Global alternative asset manager Blackstone Group has officially announced it is gearing up for property investment in Europe with a $4.3 billion (3.1 billion euros) fund prepared for that purpose. The fund initially sought to be raised by The Blackstone Real Estate Partners Europe III was 2.5 billion euros.

As it anticipates the real estate’s recovery in Europe, Blackstone is poised for aggressive recapitalization of the property sector, according to Chad Pike, co-head of Blackstone Real Estate.

Originally formed as a mergers and acquisitions (M & A) firm in 1985, Blackstone has evolved with a myriad of new investments. The private equity firm has been engaged in the most valuable real estate portfolio since 1992, starting with a series of high-profile acquisitions of hotel businesses. From that time forth, its real estate unit now operates globally with 122 investment professionals in the US, Europe, and Asia.

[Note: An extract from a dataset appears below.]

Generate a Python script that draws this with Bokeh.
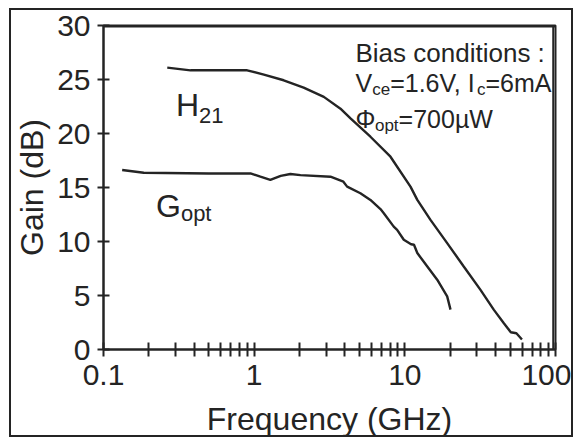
from bokeh.plotting import figure
from bokeh.models import Range1d, FixedTicker, Label
from bokeh.embed import file_html
from bokeh.resources import INLINE

# ---- data ----
h21_freq = [0.265, 0.378, 0.60, 0.898, 1.16, 1.57, 2.13, 2.90, 3.74, 4.36, 5.91, 8.03,
            10.9, 12.1, 14.8, 19.1, 24.6, 31.7, 38.9, 45.3, 50.5, 55.0, 59.9]
h21_gain = [26.1, 25.85, 25.85, 25.85, 25.45, 24.93, 24.25, 23.39, 22.3, 21.4, 19.7, 17.85,
            15.08, 13.85, 12.0, 9.85, 7.69, 5.54, 3.69, 2.46, 1.6, 1.5, 0.92]

gopt_freq = [0.133, 0.185, 0.50, 0.945, 1.10, 1.28, 1.50, 1.74, 2.03, 3.21, 3.91, 4.14,
             5.07, 5.91, 6.89, 7.25, 8.44, 8.89, 9.84, 11.0, 11.5, 12.1, 14.1, 16.4, 19.1, 20.1]
gopt_gain = [16.62, 16.37, 16.3, 16.31, 16.0, 15.7, 16.07, 16.25, 16.15, 16.0, 15.54, 15.08,
             14.47, 13.85, 13.0, 12.62, 11.38, 11.08, 10.16, 9.75, 9.70, 8.93, 7.69, 6.46, 4.92, 3.69]

x_major = [0.1, 1, 10, 100]
x_minor = [0.2, 0.3, 0.4, 0.5, 0.6, 0.7, 0.8, 0.9, 2, 3, 4, 5, 6, 7, 8, 9,
           20, 30, 40, 50, 60, 70, 80, 90]
x_labels = ["0.1", "1", "10", "100"]
y_ticks = [0, 5, 10, 15, 20, 25, 30]

INK = "#242424"
FONT = "Liberation Sans"

# page layout (px): element margin, css border, canvas size, frame edges
ML, MT, BW = 9, 8, 2
W, H = 564, 429
FL, FR, FT, FB = 103, 555, 25, 350
CX, CY = ML + BW, MT + BW  # canvas origin on the page

xr = Range1d(0.1, 100)
yr = Range1d(0, 30)
p = figure(width=W, height=H, x_axis_type="log", x_range=xr, y_range=yr,
           output_backend="svg", toolbar_location=None,
           min_border_left=FL - CX, min_border_right=CX + W - FR,
           min_border_top=FT - CY, min_border_bottom=CY + H - FB)
p.margin = (MT, 0, 0, ML)
p.styles = {"border": f"{BW}px solid {INK}"}
p.grid.visible = False
p.background_fill_color = "white"
p.border_fill_color = "white"
p.outline_line_color = INK
p.outline_line_width = 2

# top and right edges of the frame, drawn just inside it
y_edge = yr.end - 0.1
x_edge = xr.end / 10 ** 0.015
p.segment(x0=[xr.start, x_edge], y0=[y_edge, yr.start], x1=[xr.end, x_edge], y1=[y_edge, yr.end],
          line_color=INK, line_width=2)

p.line(h21_freq, h21_gain, line_color=INK, line_width=2.4)
p.line(gopt_freq, gopt_gain, line_color=INK, line_width=2.4)

# axes
xa = p.below[0]
xa.ticker = FixedTicker(ticks=x_major, minor_ticks=x_minor)
xa.major_label_overrides = {t: s for t, s in zip(x_major, x_labels)}
ya = p.left[0]
ya.ticker = FixedTicker(ticks=y_ticks)
for ax in (xa, ya):
    ax.axis_line_color = INK
    ax.axis_line_width = 2
    ax.major_tick_line_color = INK
    ax.major_tick_line_width = 2
    ax.minor_tick_line_color = INK
    ax.minor_tick_line_width = 2
    ax.major_label_text_font = FONT
    ax.major_label_text_font_size = "30px"
    ax.major_label_text_color = INK
    ax.axis_label_text_font = FONT
    ax.axis_label_text_font_size = "32px"
    ax.axis_label_text_font_style = "normal"
    ax.axis_label_text_color = INK
xa.major_tick_in = 7
xa.major_tick_out = 7
xa.minor_tick_in = 7
xa.minor_tick_out = 7
xa.major_label_standoff = 8
xa.axis_label = "Frequency (GHz)"
xa.axis_label_standoff = 13
ya.major_tick_in = 6
ya.major_tick_out = 6
ya.minor_tick_in = 0
ya.minor_tick_out = 0
ya.major_label_standoff = 7
ya.axis_label = "Gain (dB)"
ya.axis_label_standoff = 4

# ---- text labels ----
ADV = {'B': .667, 'i': .222, 'a': .556, 's': .5, ' ': .278, 'c': .5, 'o': .556, 'n': .556,
       'd': .556, 't': .278, ':': .278, 'V': .667, 'e': .556, '=': .584, '1': .556, '.': .278,
       '6': .556, ',': .278, 'I': .278, 'm': .833, 'A': .667, 'Φ': .778, 'p': .556, '7': .556,
       '0': .556, 'µ': .576, 'W': .944, 'H': .722, '2': .556, 'G': .778}


def px_to_x(px):
    return 10 ** ((px - FL) / (FR - FL) * 3 - 1)


def px_to_y(py):
    return (FB - py) / (FB - FT) * 30


def run(x0, pieces):
    x = x0
    for text, size, base in pieces:
        p.add_layout(Label(x=px_to_x(x), y=px_to_y(base), text=text, text_font=FONT,
                           text_font_size=f"{size}px", text_color=INK,
                           text_align="left", text_baseline="alphabetic"))
        x += sum(ADV.get(ch, .556) for ch in text) * size


run(175.5, [("H", 32, 105), ("21", 22, 115)])
run(155.5, [("G", 32, 206), ("opt", 22, 214)])
run(355, [("Bias conditions :", 26, 53)])
run(355, [("V", 25, 83), ("ce", 17, 89), ("=1.6V, I", 25, 83), ("c", 17, 89), ("=6mA", 25, 83)])
run(355, [("Φ", 25, 119), ("opt", 17, 125), ("=700µW", 25, 119)])

open("out.html", "w").write(file_html(p, INLINE))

Since its foundation, Blackstone has closed real estate deals with reputable companies like Hilton Hotels Corporation, Equity Office Properties, Trizec Properties, Center Parcs UK, La Quinta Inns & Suites, Wyndham Worldwide, Southern Cross Healthcare.

Its move to Europe is part of the firm’s effort to make a sustained comeback in real estate investment despite analysts at Reuters Global Real Estate Summit foreseeing recovery in the sector to be far off.

In dealing with its real estate plans, Blackstone Group’s game plan remains the same: cautious and patient.

“Given the continued deterioration in the global economy and the lagging nature of the real estate market, we will remain disciplined and cautious in deploying this capital over the coming years,” Pike adds.

The Blackstone Group has been faring well especially in its restructuring and management advisory deals with troubled companies. In its released First Quarter Results for 2009, management and advisory fees rose to $344.6 million from $320.8 million. Fee earning assets were up to $92.2 billion versus $91.0 billion in December 31, 2008.

Stephen Schwarzman, CEO of the Blackstone Group, maintains the private equity firm’s legendary business acumen. Blackstone Group has weathered the economic crisis well, with no government bail outs or expense to the taxpayers.